引き裂かれたふたりの世界。転落事故に遭い姿を消した妹を探す健一。隔離された学園に囲われる少女、アヤコ。選ばれし、美しき子供が暮らす洋館での殺人事件。この結末は、予測不能―!!著者渾身の「実験的」長編ミステリー誕生。 (紹介文引用)
浦賀氏の新刊は、なんと単行本。浦賀氏が単行本で出したことあったっけ?記憶にない。ということで、表紙といいタイトルといい、オッサレ~な雰囲気漂う力作。タイトルが二重になっているのは、エネルギー関連企業社長の息子・健一が転落事故で意識不明となった異母妹・彩子を探しにハーフウェイ・ハウスへ向かうお話と、そのハーフウェイ・ハウスで暮らす「アヤコ」視点のお話それぞれにタイトルがついていると考えて良い。この2つの物語がいかに交錯するのか、がこの小説の読みどころ。

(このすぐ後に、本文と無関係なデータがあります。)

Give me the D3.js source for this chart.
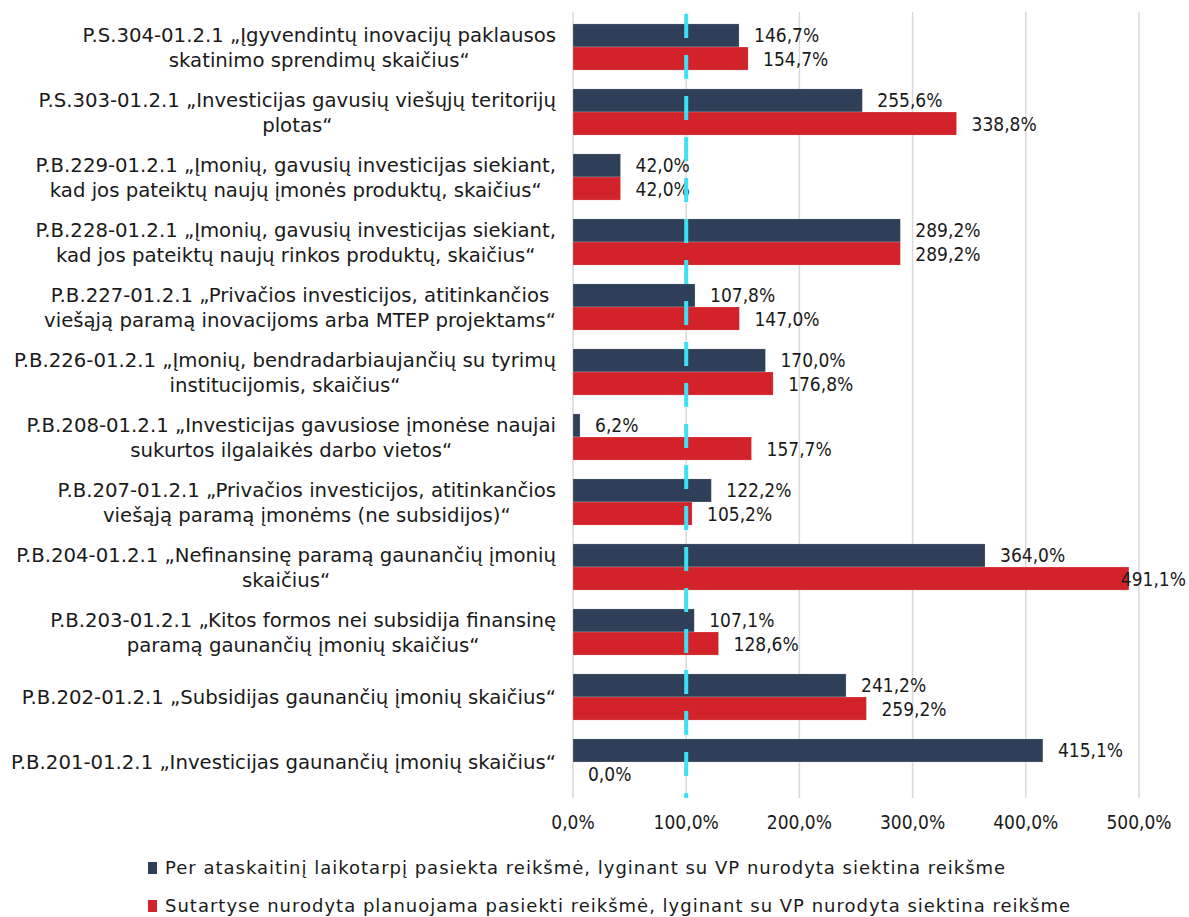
<!DOCTYPE html>
<html>
<head>
<meta charset="utf-8">
<script src="https://cdn.jsdelivr.net/npm/d3@7/dist/d3.min.js"></script>
<style>
  body { margin: 0; background: #fff; }
  text { font-family: "DejaVu Sans Condensed", "DejaVu Sans", sans-serif; fill: #1a1a1a; }
  .cat, .leg { font-family: "DejaVu Sans", sans-serif; }
</style>
</head>
<body>
<div id="chart"></div>
<script>
// Data
var categories = [
  ["P.S.304-01.2.1 „Įgyvendintų inovacijų paklausos", "skatinimo sprendimų skaičius“"],
  ["P.S.303-01.2.1 „Investicijas gavusių viešųjų teritorijų", "plotas“"],
  ["P.B.229-01.2.1 „Įmonių, gavusių investicijas siekiant,", "kad jos pateiktų naujų įmonės produktų, skaičius“"],
  ["P.B.228-01.2.1 „Įmonių, gavusių investicijas siekiant,", "kad jos pateiktų naujų rinkos produktų, skaičius“"],
  ["P.B.227-01.2.1 „Privačios investicijos, atitinkančios", "viešąją paramą inovacijoms arba MTEP projektams“"],
  ["P.B.226-01.2.1 „Įmonių, bendradarbiaujančių su tyrimų", "institucijomis, skaičius“"],
  ["P.B.208-01.2.1 „Investicijas gavusiose įmonėse naujai", "sukurtos ilgalaikės darbo vietos“"],
  ["P.B.207-01.2.1 „Privačios investicijos, atitinkančios", "viešąją paramą įmonėms (ne subsidijos)“"],
  ["P.B.204-01.2.1 „Nefinansinę paramą gaunančių įmonių", "skaičius“"],
  ["P.B.203-01.2.1 „Kitos formos nei subsidija finansinę", "paramą gaunančių įmonių skaičius“"],
  ["P.B.202-01.2.1 „Subsidijas gaunančių įmonių skaičius“"],
  ["P.B.201-01.2.1 „Investicijas gaunančių įmonių skaičius“"]
];
var achieved = [146.7, 255.6, 42.0, 289.2, 107.8, 170.0, 6.2, 122.2, 364.0, 107.1, 241.2, 415.1];
var planned  = [154.7, 338.8, 42.0, 289.2, 147.0, 176.8, 157.7, 105.2, 491.1, 128.6, 259.2, 0.0];
var seriesNames = [
  "Per ataskaitinį laikotarpį pasiekta reikšmė, lyginant su VP nurodyta siektina reikšme",
  "Sutartyse nurodyta planuojama pasiekti reikšmė, lyginant su VP nurodyta siektina reikšme"
];
var ticks = [0, 100, 200, 300, 400, 500];
var targetLine = 100;
var colors = ["#2f3f57", "#d2232a"];

var W = 1189, H = 917;
var svg = d3.select("#chart").append("svg").attr("width", W).attr("height", H);

var x = d3.scaleLinear().domain([0, 500]).range([573, 1139]);
var y = d3.scaleBand().domain(d3.range(categories.length)).range([14.5, 794.5])
  .paddingInner(0.29).paddingOuter(0.145);
var ySub = d3.scaleBand().domain([0, 1]).range([0, y.bandwidth()]);

var fmt = function(v) { return v.toFixed(1).replace(".", ",") + "%"; };

// gridlines
svg.append("g").selectAll("line").data(ticks).join("line")
  .attr("x1", d => x(d)).attr("x2", d => x(d))
  .attr("y1", 12).attr("y2", 798)
  .attr("stroke", "#d9d9d9").attr("stroke-width", 1.5);

// tick labels
svg.append("g").selectAll("text").data(ticks).join("text")
  .attr("x", d => x(d)).attr("y", 829)
  .attr("text-anchor", "middle").attr("font-size", 19)
  .text(d => fmt(d));

// bars
var rows = categories.map((c, i) => ({i: i, vals: [achieved[i], planned[i]]}));
var g = svg.append("g").selectAll("g").data(rows).join("g")
  .attr("transform", d => "translate(0," + y(d.i) + ")");

g.selectAll("rect").data(d => d.vals.map((v, s) => ({v: v, s: s}))).join("rect")
  .attr("x", x(0)).attr("y", d => ySub(d.s))
  .attr("width", d => x(d.v) - x(0)).attr("height", ySub.bandwidth())
  .attr("fill", d => colors[d.s])
  .attr("stroke", "rgba(255,255,255,0.4)").attr("stroke-width", 0.5);

// 100% dashed target line
svg.append("line")
  .attr("x1", x(targetLine)).attr("x2", x(targetLine))
  .attr("y1", 14).attr("y2", 798)
  .attr("stroke", "#3fdff4").attr("stroke-width", 4)
  .attr("stroke-dasharray", "24,17");

// value labels
g.selectAll("text.val").data(d => d.vals.map((v, s) => ({v: v, s: s}))).join("text")
  .attr("class", "val")
  .attr("y", d => ySub(d.s) + ySub.bandwidth() / 2 + 7)
  .attr("font-size", 19)
  .text(d => fmt(d.v))
  .attr("x", function(d) {
    var w = this.getComputedTextLength();
    return Math.min(x(d.v) + 15, W - w - 3);
  });

// category labels (centred lines, block right-aligned)
var labelRight = 556;
categories.forEach(function(lines, i) {
  var grp = svg.append("g");
  var lh = 25;
  var cy = y(i) + y.bandwidth() / 2;
  var t = grp.selectAll("text").data(lines).join("text")
    .attr("class", "cat")
    .attr("font-size", 19.7)
    .attr("y", (d, k) => cy + (k - (lines.length - 1) / 2) * lh + 7)
    .text(d => d);
  var maxW = d3.max(t.nodes(), n => n.getComputedTextLength());
  t.attr("text-anchor", "middle").attr("x", labelRight - maxW / 2);
});

// legend
seriesNames.forEach(function(name, s) {
  var ly = 868 + s * 38;
  svg.append("rect").attr("x", 148).attr("y", ly - 6).attr("width", 9).attr("height", 12)
    .attr("fill", colors[s]);
  svg.append("text").attr("class", "leg").attr("x", 165).attr("y", ly + 6)
    .attr("font-size", 18).attr("letter-spacing", 1.0).text(name);
});
</script>
</body>
</html>
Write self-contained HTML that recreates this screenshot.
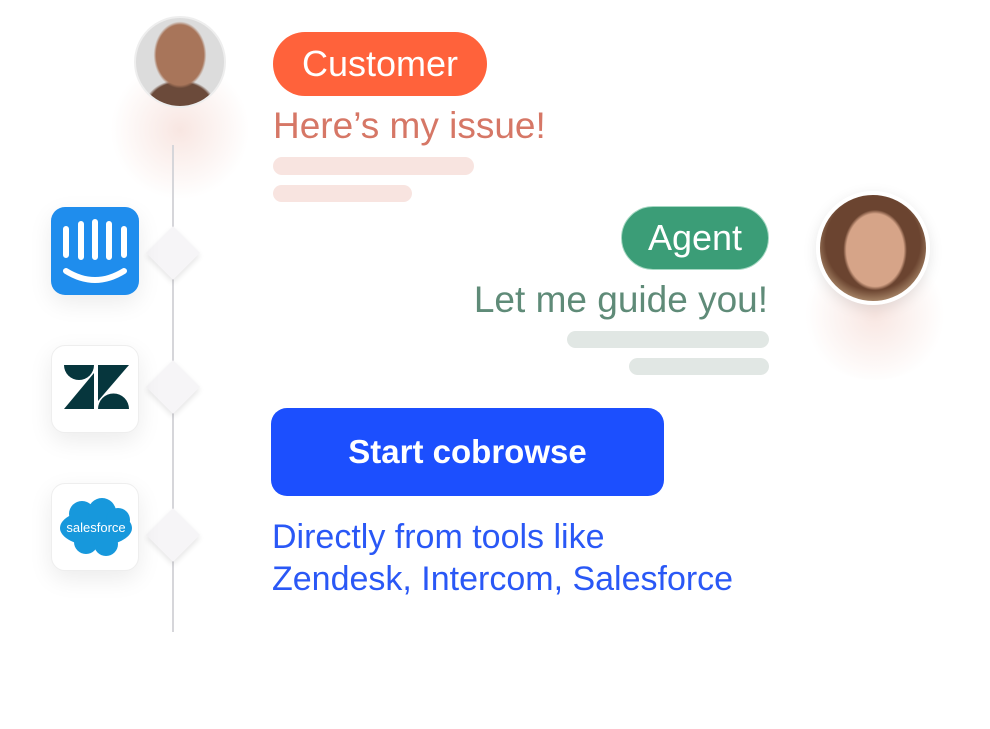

ネタは割れないが、またしても浦賀氏らしいトンデモミステリといえる。ハーフウェイ・ハウスとは一体何か、アヤコたちは何者なのか、そしてハウスで起きた殺人事件の真相は。アガサ・クリスティの小説をモチーフに、様々な小道具を絡めて真相が解き明かされる。やはりその読ませる文章は単行本でも健在しており、最後まで読者を引っ張る力がある。浦賀氏にしては「実験」の度合いが低い気もするが、仕掛け本としてはまずまずだろう。